__DIRECTIONS FOR THIS TASK__. Retype the data that follows line by line, exactly, and leave its pictures out.

[BEGIN]

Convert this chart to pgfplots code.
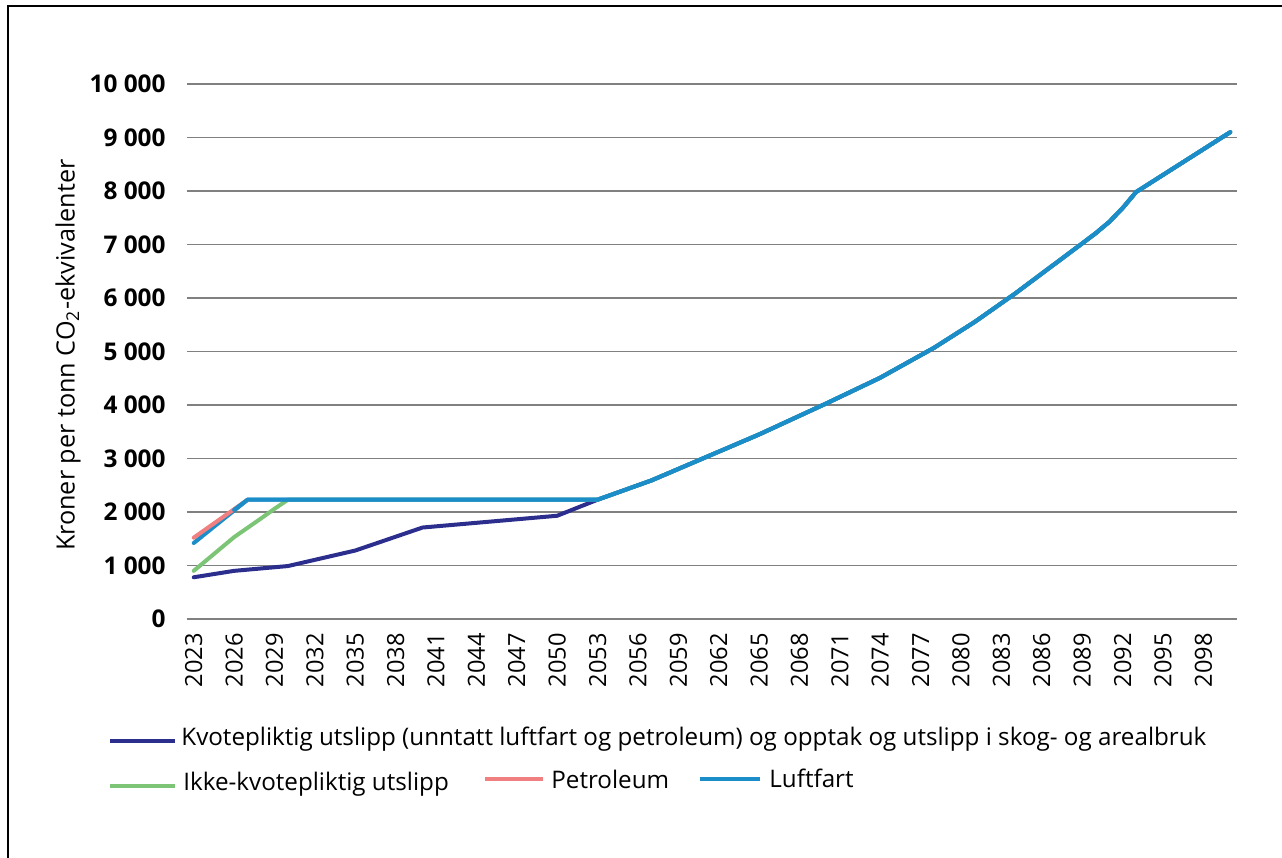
\documentclass[border=0pt]{standalone}
\usepackage{pgfplots}
\pgfplotsset{compat=1.18}
\usepackage{fontspec}
\setmainfont{Open Sans}
\definecolor{kvote}{HTML}{2B2E8C}
\definecolor{ikke}{HTML}{7CC576}
\definecolor{petro}{HTML}{F07F7F}
\definecolor{luft}{HTML}{1B8DC8}
\definecolor{gridc}{HTML}{808080}
\begin{document}
\begin{tikzpicture}
\begin{axis}[
  at={(93.5pt,-309.5pt)}, anchor=south west,
  scale only axis, width=525pt, height=267.5pt,
  xmin=2022.5, xmax=2100.5, ymin=0, ymax=10000,
  scaled y ticks=false, scaled x ticks=false,
  axis line style={draw=none},
  major tick length=0pt,
  ymajorgrids, major grid style={gridc, line width=0.8pt},
  ytick={0,1000,...,10000},
  yticklabels={{0},{1 000},{2 000},{3 000},{4 000},{5 000},{6 000},{7 000},{8 000},{9 000},{10 000}},
  xtick={2023,2026,...,2098},
  xticklabels={2023,2026,2029,2032,2035,2038,2041,2044,2047,2050,2053,2056,2059,2062,2065,2068,2071,2074,2077,2080,2083,2086,2089,2092,2095,2098},
  yticklabel style={font=\fontsize{12.2}{14}\selectfont\bfseries, anchor=east, inner xsep=10.5pt, inner ysep=0pt},
  xticklabel style={font=\fontsize{11.8}{13}\selectfont, rotate=90, anchor=east, inner xsep=7pt, inner ysep=0pt},
  ylabel={Kroner per tonn CO\textsubscript{2}-ekvivalenter},
  ylabel style={font=\fontsize{12.6}{14}\selectfont, at={(axis description cs:-0.1133,0.493)}, anchor=center, rotate=0},
  every axis plot/.append style={line width=2pt, line join=round, line cap=round},
]
\addplot[kvote] coordinates {(2023,780)(2026,900)(2030,990)(2035,1280)(2040,1710)(2050,1930)(2053,2230)
 (2057,2590)(2061,3020)(2065,3450)(2070,4030)(2074,4510)(2078,5070)(2081,5550)(2084,6080)(2089,7020)(2090,7210)(2091,7420)(2092,7680)(2093,7980)(2097,8620)(2100,9100)};
\addplot[ikke] coordinates {(2023,900)(2026,1530)(2028,1880)(2029,2060)(2030,2230)(2053,2230)
 (2057,2590)(2061,3020)(2065,3450)(2070,4030)(2074,4510)(2078,5070)(2081,5550)(2084,6080)(2089,7020)(2090,7210)(2091,7420)(2092,7680)(2093,7980)(2097,8620)(2100,9100)};
\addplot[luft] coordinates {(2023,1420)(2027,2230)(2053,2230)
 (2057,2590)(2061,3020)(2065,3450)(2070,4030)(2074,4510)(2078,5070)(2081,5550)(2084,6080)(2089,7020)(2090,7210)(2091,7420)(2092,7680)(2093,7980)(2097,8620)(2100,9100)};
\addplot[petro] coordinates {(2023,1520)(2027,2230)};
\addplot[luft] coordinates {(2026,2040)(2027,2230)(2053,2230)
 (2057,2590)(2061,3020)(2065,3450)(2070,4030)(2074,4510)(2078,5070)(2081,5550)(2084,6080)(2089,7020)(2090,7210)(2091,7420)(2092,7680)(2093,7980)(2097,8620)(2100,9100)};
\end{axis}
\begin{scope}[x=0.5pt, y=-0.5pt, every node/.style={font=\fontsize{12.1}{14}\selectfont, inner sep=0pt, anchor=west}]
\draw[kvote, line width=2pt] (110,741) -- (175,741);
\node at (181,739) {Kvotepliktig utslipp (unntatt luftfart og petroleum) og opptak og utslipp i skog- og arealbruk};
\draw[ikke, line width=2pt] (110,786) -- (175,786);
\node at (183,784) {Ikke-kvotepliktig utslipp};
\draw[petro, line width=2pt] (485,779) -- (543,779);
\node at (551,779) {Petroleum};
\draw[luft, line width=2pt] (700,779) -- (760,779);
\node at (769,778) {Luftfart};
\draw[line width=1.1pt] (8,6) rectangle (1400,1000);
\end{scope}
\pgfresetboundingbox
\useasboundingbox (0,0) rectangle (641pt,-429pt);
\end{tikzpicture}
\end{document}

[END]

__RESPONSE TO THE TASK__.
Convert this chart to pgfplots code.
\documentclass[border=0pt]{standalone}
\usepackage{pgfplots}
\pgfplotsset{compat=1.18}
\usepackage{fontspec}
\setmainfont{Open Sans}
\definecolor{kvote}{HTML}{2B2E8C}
\definecolor{ikke}{HTML}{7CC576}
\definecolor{petro}{HTML}{F07F7F}
\definecolor{luft}{HTML}{1B8DC8}
\definecolor{gridc}{HTML}{808080}
\begin{document}
\begin{tikzpicture}
\begin{axis}[
  at={(93.5pt,-309.5pt)}, anchor=south west,
  scale only axis, width=525pt, height=267.5pt,
  xmin=2022.5, xmax=2100.5, ymin=0, ymax=10000,
  scaled y ticks=false, scaled x ticks=false,
  axis line style={draw=none},
  major tick length=0pt,
  ymajorgrids, major grid style={gridc, line width=0.8pt},
  ytick={0,1000,...,10000},
  yticklabels={{0},{1 000},{2 000},{3 000},{4 000},{5 000},{6 000},{7 000},{8 000},{9 000},{10 000}},
  xtick={2023,2026,...,2098},
  xticklabels={2023,2026,2029,2032,2035,2038,2041,2044,2047,2050,2053,2056,2059,2062,2065,2068,2071,2074,2077,2080,2083,2086,2089,2092,2095,2098},
  yticklabel style={font=\fontsize{12.2}{14}\selectfont\bfseries, anchor=east, inner xsep=10.5pt, inner ysep=0pt},
  xticklabel style={font=\fontsize{11.8}{13}\selectfont, rotate=90, anchor=east, inner xsep=7pt, inner ysep=0pt},
  ylabel={Kroner per tonn CO\textsubscript{2}-ekvivalenter},
  ylabel style={font=\fontsize{12.6}{14}\selectfont, at={(axis description cs:-0.1133,0.493)}, anchor=center, rotate=0},
  every axis plot/.append style={line width=2pt, line join=round, line cap=round},
]
\addplot[kvote] coordinates {(2023,780)(2026,900)(2030,990)(2035,1280)(2040,1710)(2050,1930)(2053,2230)
 (2057,2590)(2061,3020)(2065,3450)(2070,4030)(2074,4510)(2078,5070)(2081,5550)(2084,6080)(2089,7020)(2090,7210)(2091,7420)(2092,7680)(2093,7980)(2097,8620)(2100,9100)};
\addplot[ikke] coordinates {(2023,900)(2026,1530)(2028,1880)(2029,2060)(2030,2230)(2053,2230)
 (2057,2590)(2061,3020)(2065,3450)(2070,4030)(2074,4510)(2078,5070)(2081,5550)(2084,6080)(2089,7020)(2090,7210)(2091,7420)(2092,7680)(2093,7980)(2097,8620)(2100,9100)};
\addplot[luft] coordinates {(2023,1420)(2027,2230)(2053,2230)
 (2057,2590)(2061,3020)(2065,3450)(2070,4030)(2074,4510)(2078,5070)(2081,5550)(2084,6080)(2089,7020)(2090,7210)(2091,7420)(2092,7680)(2093,7980)(2097,8620)(2100,9100)};
\addplot[petro] coordinates {(2023,1520)(2027,2230)};
\addplot[luft] coordinates {(2026,2040)(2027,2230)(2053,2230)
 (2057,2590)(2061,3020)(2065,3450)(2070,4030)(2074,4510)(2078,5070)(2081,5550)(2084,6080)(2089,7020)(2090,7210)(2091,7420)(2092,7680)(2093,7980)(2097,8620)(2100,9100)};
\end{axis}
\begin{scope}[x=0.5pt, y=-0.5pt, every node/.style={font=\fontsize{12.1}{14}\selectfont, inner sep=0pt, anchor=west}]
\draw[kvote, line width=2pt] (110,741) -- (175,741);
\node at (181,739) {Kvotepliktig utslipp (unntatt luftfart og petroleum) og opptak og utslipp i skog- og arealbruk};
\draw[ikke, line width=2pt] (110,786) -- (175,786);
\node at (183,784) {Ikke-kvotepliktig utslipp};
\draw[petro, line width=2pt] (485,779) -- (543,779);
\node at (551,779) {Petroleum};
\draw[luft, line width=2pt] (700,779) -- (760,779);
\node at (769,778) {Luftfart};
\draw[line width=1.1pt] (8,6) rectangle (1400,1000);
\end{scope}
\pgfresetboundingbox
\useasboundingbox (0,0) rectangle (641pt,-429pt);
\end{tikzpicture}
\end{document}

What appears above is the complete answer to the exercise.